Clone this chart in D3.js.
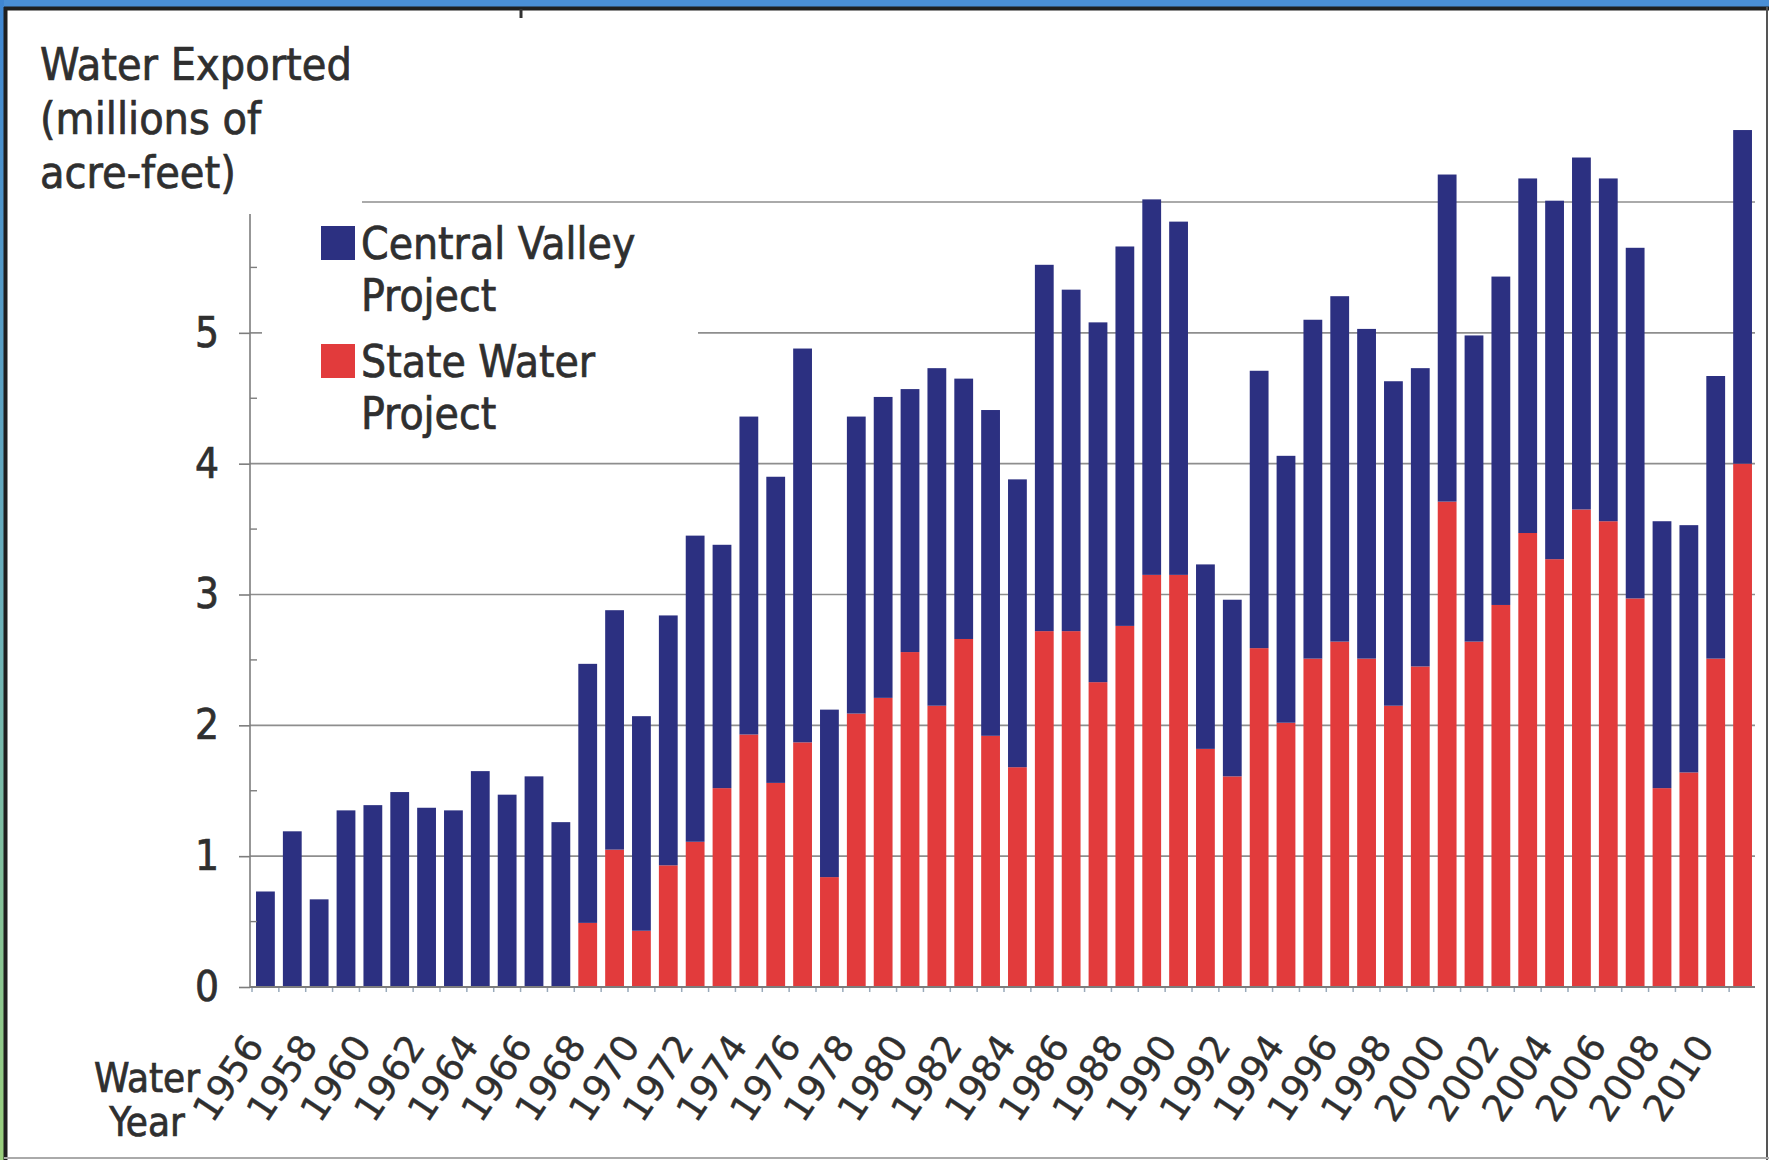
<!DOCTYPE html>
<html>
<head>
<meta charset="utf-8">
<script src="https://cdn.jsdelivr.net/npm/d3@7"></script>
<style>
  html, body { margin: 0; padding: 0; background: #fff; }
  svg { display: block; }
  text { font-family: "DejaVu Sans Condensed", "DejaVu Sans", sans-serif; fill: #2f2f2f; stroke: #2f2f2f; stroke-width: 0.7px; }
</style>
</head>
<body>
<svg id="chart"></svg>
<script>
// water years shown on the x axis
const years = [1956, 1957, 1958, 1959, 1960, 1961, 1962, 1963, 1964, 1965,
  1966, 1967, 1968, 1969, 1970, 1971, 1972, 1973, 1974, 1975,
  1976, 1977, 1978, 1979, 1980, 1981, 1982, 1983, 1984, 1985,
  1986, 1987, 1988, 1989, 1990, 1991, 1992, 1993, 1994, 1995,
  1996, 1997, 1998, 1999, 2000, 2001, 2002, 2003, 2004, 2005,
  2006, 2007, 2008, 2009, 2010, 2011];

// Central Valley Project exports (millions of acre-feet)
const cvpValues = [0.73, 1.19, 0.67, 1.35, 1.39, 1.49, 1.37, 1.35, 1.65, 1.47,
  1.61, 1.26, 1.98, 1.83, 1.64, 1.91, 2.34, 1.86, 2.43, 2.34,
  3.01, 1.28, 2.27, 2.30, 2.01, 2.58, 1.99, 2.49, 2.20, 2.80,
  2.61, 2.75, 2.90, 2.87, 2.70, 1.41, 1.35, 2.12, 2.04, 2.59,
  2.64, 2.52, 2.48, 2.28, 2.50, 2.34, 2.51, 2.71, 2.74, 2.69,
  2.62, 2.68, 2.04, 1.89, 2.16, 2.55];

// State Water Project exports (millions of acre-feet)
const swpValues = [0, 0, 0, 0, 0, 0, 0, 0, 0, 0,
  0, 0, 0.49, 1.05, 0.43, 0.93, 1.11, 1.52, 1.93, 1.56,
  1.87, 0.84, 2.09, 2.21, 2.56, 2.15, 2.66, 1.92, 1.68, 2.72,
  2.72, 2.33, 2.76, 3.15, 3.15, 1.82, 1.61, 2.59, 2.02, 2.51,
  2.64, 2.51, 2.15, 2.45, 3.71, 2.64, 2.92, 3.47, 3.27, 3.65,
  3.56, 2.97, 1.52, 1.64, 2.51, 4.00];

const yearLabels = [1956, 1958, 1960, 1962, 1964, 1966, 1968, 1970, 1972, 1974,
  1976, 1978, 1980, 1982, 1984, 1986, 1988, 1990, 1992, 1994,
  1996, 1998, 2000, 2002, 2004, 2006, 2008, 2010];

const yTickValues = [0, 1, 2, 3, 4, 5];
const gridValues = [1, 2, 3, 4, 5, 6];
const minorTickValues = [0.5, 1.5, 2.5, 3.5, 4.5, 5.5];

const titleLines = ["Water Exported", "(millions of", "acre-feet)"];
const xTitleLines = ["Water", "Year"];
const seriesKeys = ["cvp", "swp"];
const seriesLabels = [["Central Valley", "Project"], ["State Water", "Project"]];
const seriesColors = {cvp: "#2c3081", swp: "#e23b3c"};

const width = 1769, height = 1160;
const plot = {left: 250, right: 1755, top: 202, bottom: 987};

const rows = years.map((y, i) => ({year: y, swp: swpValues[i], cvp: cvpValues[i]}));

const svg = d3.select("#chart").attr("width", width).attr("height", height);

// ---- frame around the picture
const defs = svg.append("defs");
const grad = defs.append("linearGradient").attr("id", "edge").attr("x1", 0).attr("x2", 0).attr("y1", 0).attr("y2", 1);
grad.append("stop").attr("offset", "0%").attr("stop-color", "#3f86d2");
grad.append("stop").attr("offset", "55%").attr("stop-color", "#6fb3b8");
grad.append("stop").attr("offset", "100%").attr("stop-color", "#9bd07c");

svg.append("rect").attr("width", width).attr("height", height).attr("fill", "#fff");
svg.append("rect").attr("width", width).attr("height", 7).attr("fill", "#4a8fd6");
svg.append("rect").attr("width", 4).attr("height", height).attr("fill", "url(#edge)");
svg.append("line").attr("x1", 4).attr("x2", width).attr("y1", 8.5).attr("y2", 8.5)
  .attr("stroke", "#1f1f1f").attr("stroke-width", 4);
svg.append("line").attr("x1", 5.5).attr("x2", 5.5).attr("y1", 7).attr("y2", height)
  .attr("stroke", "#1f1f1f").attr("stroke-width", 4);
svg.append("line").attr("x1", width - 2).attr("x2", width - 2).attr("y1", 7).attr("y2", height)
  .attr("stroke", "#555").attr("stroke-width", 2);
svg.append("line").attr("x1", 4).attr("x2", width).attr("y1", height - 2).attr("y2", height - 2)
  .attr("stroke", "#aaa").attr("stroke-width", 2);
svg.append("line").attr("x1", 521).attr("x2", 521).attr("y1", 9).attr("y2", 18)
  .attr("stroke", "#333").attr("stroke-width", 3);

// ---- scales
const xScale = d3.scaleBand()
  .domain(years)
  .range([plot.left + 2, plot.right + 1])
  .paddingInner(0.3)
  .paddingOuter(0.15);

const yScale = d3.scaleLinear()
  .domain([0, 6])
  .range([plot.bottom, plot.top]);

const container = svg.append("g");

// gridlines behind the bars
container.append("g")
  .selectAll("line")
  .data(gridValues)
  .join("line")
    .attr("x1", plot.left)
    .attr("x2", plot.right)
    .attr("y1", d => yScale(d))
    .attr("y2", d => yScale(d))
    .attr("stroke", "#8e8e8e")
    .attr("stroke-width", 1.6);

// stacked bars: State Water Project at the bottom
const stacked = d3.stack().keys(["swp", "cvp"])(rows);

container.append("g")
  .selectAll("g")
  .data(stacked)
  .join("g")
    .attr("fill", d => seriesColors[d.key])
  .selectAll("rect")
  .data(d => d.filter(p => p[1] > p[0]))
  .join("rect")
    .attr("x", d => xScale(d.data.year))
    .attr("y", d => yScale(d[1]))
    .attr("width", xScale.bandwidth())
    .attr("height", d => yScale(d[0]) - yScale(d[1]));

// x baseline and small category ticks
const xAxis = svg.append("g").attr("transform", `translate(0, ${plot.bottom})`);
xAxis.append("line")
  .attr("x1", plot.left).attr("x2", plot.right)
  .attr("stroke", "#7d7d7d").attr("stroke-width", 2);
xAxis.selectAll(".xtick")
  .data(years)
  .join("line")
    .attr("class", "xtick")
    .attr("x1", d => xScale(d) - xScale.step() * xScale.paddingInner() / 2)
    .attr("x2", d => xScale(d) - xScale.step() * xScale.paddingInner() / 2)
    .attr("y1", 1).attr("y2", 5)
    .attr("stroke", "#9ab").attr("stroke-width", 1.5);

xAxis.selectAll(".ylab")
  .data(yearLabels)
  .join("text")
    .attr("class", "ylab")
    .attr("transform", d => `translate(${xScale(d) + xScale.bandwidth() / 2 - 11}, 52) rotate(-56)`)
    .attr("text-anchor", "end")
    .attr("dy", "0.35em")
    .attr("font-size", 37)
    .style("font-family", '"DejaVu Sans", sans-serif')
    .style("stroke-width", "0.4px")
    .text(d => d);

svg.append("g")
  .selectAll("text")
  .data(xTitleLines)
  .join("text")
    .attr("x", 147)
    .attr("y", (d, i) => 1092 + i * 44)
    .attr("text-anchor", "middle")
    .attr("font-size", 40)
    .text(d => d);

// y axis
const yAxis = svg.append("g").attr("transform", `translate(${plot.left}, 0)`);
yAxis.call(d3.axisLeft(yScale).tickValues(yTickValues).tickSize(11).tickPadding(20).tickFormat(d3.format("d")));
yAxis.select(".domain").remove();
yAxis.selectAll(".tick line").attr("stroke", "#7d7d7d").attr("stroke-width", 1.6);
yAxis.selectAll(".tick text").attr("font-size", 42).attr("fill", "#2f2f2f")
  .style("font-family", '"DejaVu Sans Condensed", "DejaVu Sans", sans-serif');
yAxis.append("line")
  .attr("y1", plot.top).attr("y2", plot.bottom)
  .attr("stroke", "#7d7d7d").attr("stroke-width", 1.6);
yAxis.selectAll(".minor")
  .data(minorTickValues)
  .join("line")
    .attr("class", "minor")
    .attr("x1", 0).attr("x2", 7)
    .attr("y1", d => yScale(d)).attr("y2", d => yScale(d))
    .attr("stroke", "#7d7d7d").attr("stroke-width", 1.4);

// title text box (white fill, hides the top of the axis)
const title = svg.append("g");
title.append("rect")
  .attr("x", 26).attr("y", 14).attr("width", 336).attr("height", 200)
  .attr("fill", "#fff");
title.selectAll("text")
  .data(titleLines)
  .join("text")
    .attr("x", 40)
    .attr("y", (d, i) => 80 + i * 54)
    .attr("font-size", 44.5)
    .text(d => d);

// legend box
const legend = svg.append("g");
legend.append("rect")
  .attr("x", 262).attr("y", 214).attr("width", 436).attr("height", 230)
  .attr("fill", "#fff");
const items = legend.selectAll(".item")
  .data(seriesKeys)
  .join("g")
    .attr("class", "item")
    .attr("transform", (d, i) => `translate(321, ${226 + i * 118})`);
items.append("rect")
  .attr("width", 34).attr("height", 34)
  .attr("fill", d => seriesColors[d]);
items.selectAll("text")
  .data((d, i) => seriesLabels[i])
  .join("text")
    .attr("x", 40)
    .attr("y", (d, i) => 33 + i * 52)
    .attr("font-size", 44)
    .text(d => d);
</script>
</body>
</html>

____________________

# Given instruction
Pictures are excluded; extract exactly the lines from the start of the data through the line that holds "2.62, 2.68, 2.04, 1.89, 2.16, 2.55];", both ends included.

# Exercise result
Clone this chart in D3.js.
<!DOCTYPE html>
<html>
<head>
<meta charset="utf-8">
<script src="https://cdn.jsdelivr.net/npm/d3@7"></script>
<style>
  html, body { margin: 0; padding: 0; background: #fff; }
  svg { display: block; }
  text { font-family: "DejaVu Sans Condensed", "DejaVu Sans", sans-serif; fill: #2f2f2f; stroke: #2f2f2f; stroke-width: 0.7px; }
</style>
</head>
<body>
<svg id="chart"></svg>
<script>
// water years shown on the x axis
const years = [1956, 1957, 1958, 1959, 1960, 1961, 1962, 1963, 1964, 1965,
  1966, 1967, 1968, 1969, 1970, 1971, 1972, 1973, 1974, 1975,
  1976, 1977, 1978, 1979, 1980, 1981, 1982, 1983, 1984, 1985,
  1986, 1987, 1988, 1989, 1990, 1991, 1992, 1993, 1994, 1995,
  1996, 1997, 1998, 1999, 2000, 2001, 2002, 2003, 2004, 2005,
  2006, 2007, 2008, 2009, 2010, 2011];

// Central Valley Project exports (millions of acre-feet)
const cvpValues = [0.73, 1.19, 0.67, 1.35, 1.39, 1.49, 1.37, 1.35, 1.65, 1.47,
  1.61, 1.26, 1.98, 1.83, 1.64, 1.91, 2.34, 1.86, 2.43, 2.34,
  3.01, 1.28, 2.27, 2.30, 2.01, 2.58, 1.99, 2.49, 2.20, 2.80,
  2.61, 2.75, 2.90, 2.87, 2.70, 1.41, 1.35, 2.12, 2.04, 2.59,
  2.64, 2.52, 2.48, 2.28, 2.50, 2.34, 2.51, 2.71, 2.74, 2.69,
  2.62, 2.68, 2.04, 1.89, 2.16, 2.55];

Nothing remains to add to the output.